Who Wants To Be A Millionaire is a great social trivia game, but loses something in the translation to Facebook
Ludia is a developer with quite a track record of turning popular game and reality shows into enjoyable Facebook social games, having developed the excellent Facebook version of The Price is Right. Who Wants To Be A Millionaire is the company’s latest effort and it’s everything you could reasonably expect a social adaptation of the game to be. Ludia hasn’t dropped the ball, instead perfectly adapting the look and feel of the current syndicated version of the show into the Facebook version. Most of Who Wants To Be a Millionaire‘s problems come from basic limitations of the format rather than how it was adapted.
In Who Wants To Be A Millionaire, first round play begins with 10 contestants answering a series of 10 trivia questions. Correct answers are rewarded with money, while wrong answers receive no penalty. There’s a limited amount of time given each contestant to answer, and the difficulty levels and monetary values of each question are shuffled, just as they are in the current iteration of the syndicated Who Wants To Be A Millionaire.

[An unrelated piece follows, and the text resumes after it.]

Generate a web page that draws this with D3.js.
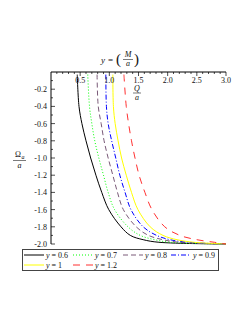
<!DOCTYPE html>
<html>
<head>
<meta charset="utf-8">
<script src="https://cdn.jsdelivr.net/npm/d3@7"></script>
<style>
  body { margin: 0; background: #fff; }
  svg text { font-family: "Liberation Serif", "DejaVu Serif", serif; fill: #111; }
</style>
</head>
<body>
<div id="chart"></div>
<script>
// Omega_a / a values (shared by all curves)
var omega = [-0.03, -0.4, -0.6, -0.8, -1.0, -1.2, -1.4, -1.6, -1.8, -1.9, -1.95, -1.98, -2.0];

// Q/a values per curve
var q06 = [0.45, 0.48, 0.53, 0.60, 0.68, 0.77, 0.87, 0.99, 1.20, 1.36, 1.58, 1.85, 3.0];
var q07 = [0.63, 0.66, 0.70, 0.75, 0.82, 0.90, 0.98, 1.09, 1.32, 1.53, 1.78, 2.05, 3.0];
var q08 = [0.79, 0.81, 0.86, 0.91, 0.98, 1.06, 1.14, 1.24, 1.46, 1.67, 1.92, 2.20, 3.0];
var q09 = [0.94, 0.95, 0.98, 1.04, 1.11, 1.18, 1.27, 1.37, 1.58, 1.81, 2.04, 2.35, 3.0];
var q10 = [1.06, 1.07, 1.10, 1.15, 1.21, 1.29, 1.38, 1.49, 1.70, 1.92, 2.16, 2.45, 3.0];
var q12 = [1.25, 1.29, 1.33, 1.38, 1.44, 1.51, 1.61, 1.73, 1.95, 2.21, 2.50, 2.80, 3.0];

var labels = ["y = 0.6", "y = 0.7", "y = 0.8", "y = 0.9", "y = 1", "y = 1.2"];
var xTicks = [0.5, 1.0, 1.5, 2.0, 2.5, 3.0];
var yTicks = [-0.2, -0.4, -0.6, -0.8, -1.0, -1.2, -1.4, -1.6, -1.8, -2.0];

var series = [
    {q: q06, colour: "#000000", dash: null},
    {q: q07, colour: "#00ff00", dash: "1,2"},
    {q: q08, colour: "#7a5a78", dash: "5,3"},
    {q: q09, colour: "#0000ff", dash: "5,2,1,2"},
    {q: q10, colour: "#ffff00", dash: null},
    {q: q12, colour: "#ff3030", dash: "7,6"}
];
series.forEach(function(s, i) { s.label = labels[i]; });

var W = 249, H = 323;
var svg = d3.select("#chart").append("svg").attr("width", W).attr("height", H);

var x = d3.scaleLinear().domain([0, 3]).range([51, 226]);
var y = d3.scaleLinear().domain([0, -2]).range([72, 244]);

// curves
var line = d3.line()
    .x(d => x(d[0]))
    .y(d => y(d[1]))
    .curve(d3.curveCatmullRom.alpha(0.5));

series.forEach(function(s) {
    var pts = s.q.map((v, i) => [v, omega[i]]);
    svg.append("path")
        .datum(pts)
        .attr("fill", "none")
        .attr("stroke", s.colour)
        .attr("stroke-width", 1)
        .attr("stroke-dasharray", s.dash)
        .attr("d", line);
});

// x axis (top, ticks pointing down)
var xAxis = svg.append("g").attr("transform", "translate(0,72)");
xAxis.append("line").attr("x1", 51).attr("x2", 226).attr("stroke", "#000");
xAxis.selectAll(".minor").data(d3.range(1, 31).map(d => d / 10))
    .enter().append("line")
    .attr("x1", d => x(d)).attr("x2", d => x(d))
    .attr("y1", 0).attr("y2", d => Math.abs(d * 2 - Math.round(d * 2)) < 1e-6 ? 4 : 2)
    .attr("stroke", "#000").attr("stroke-width", 0.7);
xAxis.selectAll(".lbl").data(xTicks)
    .enter().append("text")
    .attr("x", d => x(d)).attr("y", 11)
    .attr("text-anchor", "middle")
    .attr("font-size", 8)
    .text(d => d.toFixed(1));

// y axis (left, ticks pointing right)
var yAxis = svg.append("g").attr("transform", "translate(51,0)");
yAxis.append("line").attr("y1", 72).attr("y2", 244).attr("stroke", "#000");
yAxis.selectAll(".minor").data(d3.range(1, 21).map(d => -d / 10))
    .enter().append("line")
    .attr("y1", d => y(d)).attr("y2", d => y(d))
    .attr("x1", 0).attr("x2", (d, i) => (i % 2 === 1) ? 4 : 2)
    .attr("stroke", "#000").attr("stroke-width", 0.7);
yAxis.selectAll(".lbl").data(yTicks)
    .enter().append("text")
    .attr("x", -4).attr("y", d => y(d) + 3)
    .attr("text-anchor", "end")
    .attr("font-size", 8)
    .text(d => "-" + Math.abs(d).toFixed(1));

// title: y = ( M / a )
var title = svg.append("g").attr("font-style", "italic");
title.append("text").attr("x", 101).attr("y", 63).attr("font-size", 9).text("y");
title.append("text").attr("x", 108).attr("y", 63).attr("font-size", 9).attr("font-style", "normal").text("=");
title.append("text").attr("x", 116).attr("y", 64).attr("font-size", 15).attr("font-style", "normal")
    .attr("font-weight", 100).text("(");
title.append("text").attr("x", 128).attr("y", 57).attr("font-size", 8).attr("text-anchor", "middle").text("M");
title.append("line").attr("x1", 123).attr("x2", 133).attr("y1", 59.5).attr("y2", 59.5).attr("stroke", "#222").attr("stroke-width", 0.6);
title.append("text").attr("x", 128).attr("y", 66).attr("font-size", 8).attr("text-anchor", "middle").text("a");
title.append("text").attr("x", 134).attr("y", 64).attr("font-size", 15).attr("font-style", "normal").text(")");

// Q / a label
var ql = svg.append("g").attr("font-style", "italic").attr("font-size", 8);
ql.append("text").attr("x", 137).attr("y", 91).attr("text-anchor", "middle").text("Q");
ql.append("line").attr("x1", 133).attr("x2", 141).attr("y1", 93).attr("y2", 93).attr("stroke", "#222").attr("stroke-width", 0.6);
ql.append("text").attr("x", 137).attr("y", 100).attr("text-anchor", "middle").text("a");

// Omega_a / a label
var ol = svg.append("g").attr("font-size", 8);
ol.append("text").attr("x", 15).attr("y", 157).text("Ω");
ol.append("text").attr("x", 21.5).attr("y", 159).attr("font-size", 6).attr("font-style", "italic").text("a");
ol.append("line").attr("x1", 13).attr("x2", 26).attr("y1", 160.5).attr("y2", 160.5).attr("stroke", "#222").attr("stroke-width", 0.6);
ol.append("text").attr("x", 19.5).attr("y", 168).attr("font-style", "italic").attr("text-anchor", "middle").text("a");

// legend
var legend = svg.append("g");
legend.append("rect").attr("x", 22.5).attr("y", 249.5).attr("width", 196).attr("height", 21)
    .attr("fill", "none").attr("stroke", "#444").attr("stroke-width", 1);
var slotX = [23, 72, 122, 170];
series.forEach(function(s, i) {
    var col = i % 4, row = Math.floor(i / 4);
    var lx = slotX[col], ly = 255 + row * 10;
    legend.append("line")
        .attr("x1", lx + 1).attr("x2", lx + 21)
        .attr("y1", ly).attr("y2", ly)
        .attr("stroke", s.colour).attr("stroke-width", 1)
        .attr("stroke-dasharray", s.dash);
    var t = legend.append("text").attr("x", lx + 23).attr("y", ly + 3).attr("font-size", 8);
    t.append("tspan").attr("font-style", "italic").text("y");
    t.append("tspan").text(s.label.slice(1));
});
</script>
</body>
</html>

A multiplier is applied to the value of each question, based on how many people answered it incorrectly. If only three of the 10 competitors get a right answer, then the question is suddenly worth y times its initial monetary value. Players also get bonus money for answering first, with a bigger bonus earned based on how many competitors got a question right. If all 10 players answer a $10,000 question correctly, then whoever answered first will get $20,000. At the end of the first round, the top three contestants go to the second round, where they can attempt to earn $1 million virtual dollars.

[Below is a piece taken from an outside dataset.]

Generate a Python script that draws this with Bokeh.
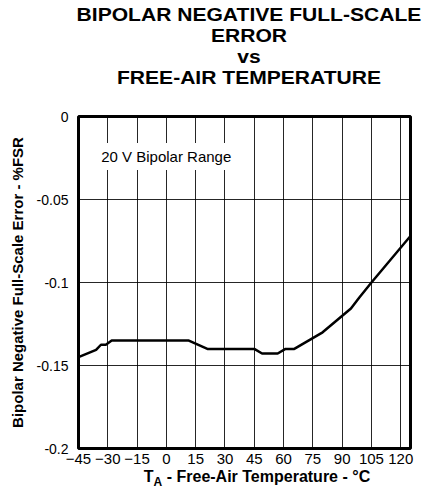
from bokeh.plotting import figure
from bokeh.models import Range1d, FixedTicker, Label, Div
from bokeh.layouts import column
from bokeh.embed import file_html
from bokeh.resources import INLINE

# ---- data ----
temp_c = [-45, -36, -33.5, -31, -28, 11.5, 21, 45, 49, 57, 61, 65.5, 80, 94.5, 98.8, 105, 125]
fs_error = [-0.145, -0.1406, -0.1375, -0.1375, -0.135, -0.135, -0.140, -0.140, -0.1428, -0.1428,
            -0.140, -0.140, -0.130, -0.1157, -0.109, -0.100, -0.072]

x_ticks = [-45, -30, -15, 0, 15, 30, 45, 60, 75, 90, 105, 120]
y_ticks = [-0.2, -0.15, -0.1, -0.05, 0]
y_tick_labels = ["-0.2", "-0.15", "-0.1", "-0.05", "0"]

title_lines = ["BIPOLAR NEGATIVE FULL-SCALE", "ERROR", "vs", "FREE-AIR TEMPERATURE"]
y_label = "Bipolar Negative Full-Scale Error - %FSR"
x_label_main, x_label_sub, x_label_rest = "T", "A", " - Free-Air Temperature - °C"
note = "20 V Bipolar Range"

X_MIN, X_MAX = -45, 125
Y_MIN, Y_MAX = -0.2, 0

FONT = "Liberation Sans"
W = 420

p = figure(width=W, height=368, output_backend="svg", toolbar_location=None,
           x_range=Range1d(X_MIN, X_MAX), y_range=Range1d(Y_MIN, Y_MAX),
           min_border_left=78, min_border_right=10, min_border_top=10, min_border_bottom=26)

p.outline_line_color = "black"
p.outline_line_width = 3

p.xaxis.ticker = FixedTicker(ticks=x_ticks)
p.yaxis.ticker = FixedTicker(ticks=y_ticks)
p.yaxis.major_label_overrides = {v: s for v, s in zip(y_ticks, y_tick_labels)}

for ax in (p.xaxis[0], p.yaxis[0]):
    ax.axis_line_color = None
    ax.major_tick_line_color = None
    ax.minor_tick_line_color = None
    ax.major_tick_out = 0
    ax.major_tick_in = 0
    ax.major_label_text_font = FONT
    ax.major_label_text_color = "black"

p.xaxis.major_label_text_font_size = "15px"
p.xaxis.major_label_standoff = 5
p.yaxis.major_label_text_font_size = "14px"
p.yaxis.major_label_standoff = 10

p.yaxis.axis_label = y_label
p.yaxis.axis_label_text_font = FONT
p.yaxis.axis_label_text_font_style = "bold"
p.yaxis.axis_label_text_font_size = "15px"
p.yaxis.axis_label_text_color = "black"
p.yaxis.axis_label_standoff = 8

p.xgrid.ticker = FixedTicker(ticks=x_ticks)
p.ygrid.ticker = FixedTicker(ticks=y_ticks)
p.grid.grid_line_color = "black"
p.grid.grid_line_width = 1
p.grid.grid_line_alpha = 0.85

p.line(temp_c, fs_error, line_color="black", line_width=2.5)

# annotation box
p.add_layout(Label(x=-38.5, y=-0.0241, text=note, text_font=FONT, text_font_size="15px",
                   text_baseline="middle", text_color="black",
                   background_fill_color="white",
                   padding=dict(left=10, right=8, top=5, bottom=5)))

# title above the plot, centred over the frame (frame centre = figure x 244)
title_html = (
    f'<div style="width:488px;margin:0;transform:scaleX(1.17);transform-origin:244px 0;'
    f'text-align:center;font-family:\'{FONT}\',Arial,sans-serif;font-weight:bold;'
    f'font-size:18px;line-height:21px;color:black;white-space:nowrap">'
    + "<br>".join(title_lines) + '</div>'
)
title_div = Div(text=title_html, width=W, height=96,
                styles={"overflow": "visible"})

xlabel_html = (
    f'<div style="width:504px;margin:0;'
    f'text-align:center;font-family:\'{FONT}\',Arial,sans-serif;font-weight:bold;'
    f'font-size:16px;line-height:16px;color:black;white-space:nowrap">'
    f'{x_label_main}<span style="font-size:12px;position:relative;top:4px">{x_label_sub}</span>'
    f'{x_label_rest}</div>'
)
xlabel_div = Div(text=xlabel_html, width=W, height=14,
                 styles={"transform": "translateY(-10px)", "overflow": "visible"})

layout = column(title_div, p, xlabel_div, spacing=0)

open("out.html", "w").write(file_html(layout, INLINE))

In the second round, players are given four final, extra-hard questions to answer that are worth extremely high amounts of money: $100,000, $250,000, $500,000, and $1 million. Players who answer a question correctly are rewarded with money, but incorrect answers in this round cause you to lose money equal to the question’s value (down to a minimum of $25,000). A player can opt to walk away at any time in the second round, keeping all money earned in the first round.
Players can use up to two Lifelines per round to do things like skip questions or get help answering second round questions (but not the $1 million dollar question). Your number of Lifelines per day is limited by how many friends you have that play the game with you. Playing the game without Lifelines is easy enough, but loses a bit of the flavor of the syndicated gameshow.
The game’s biggest problem is inherent in the format. Who Wants To Be A Millionaire is entertaining because of the drama and tension created as the game’s host interacts with competitors who are struggling to make tough decisions. There’s no real in-game counterpart to that, with the competition instead feeling more like a low-stakes guessing game. There are no in-game virtual goods to buy with your hard-won cash, after all, so you don’t really experience the feeling of becoming a virtual millionaire. Who Wants To Be A Millionaire is still a very entertaining social trivia game, but it feels like it should be more.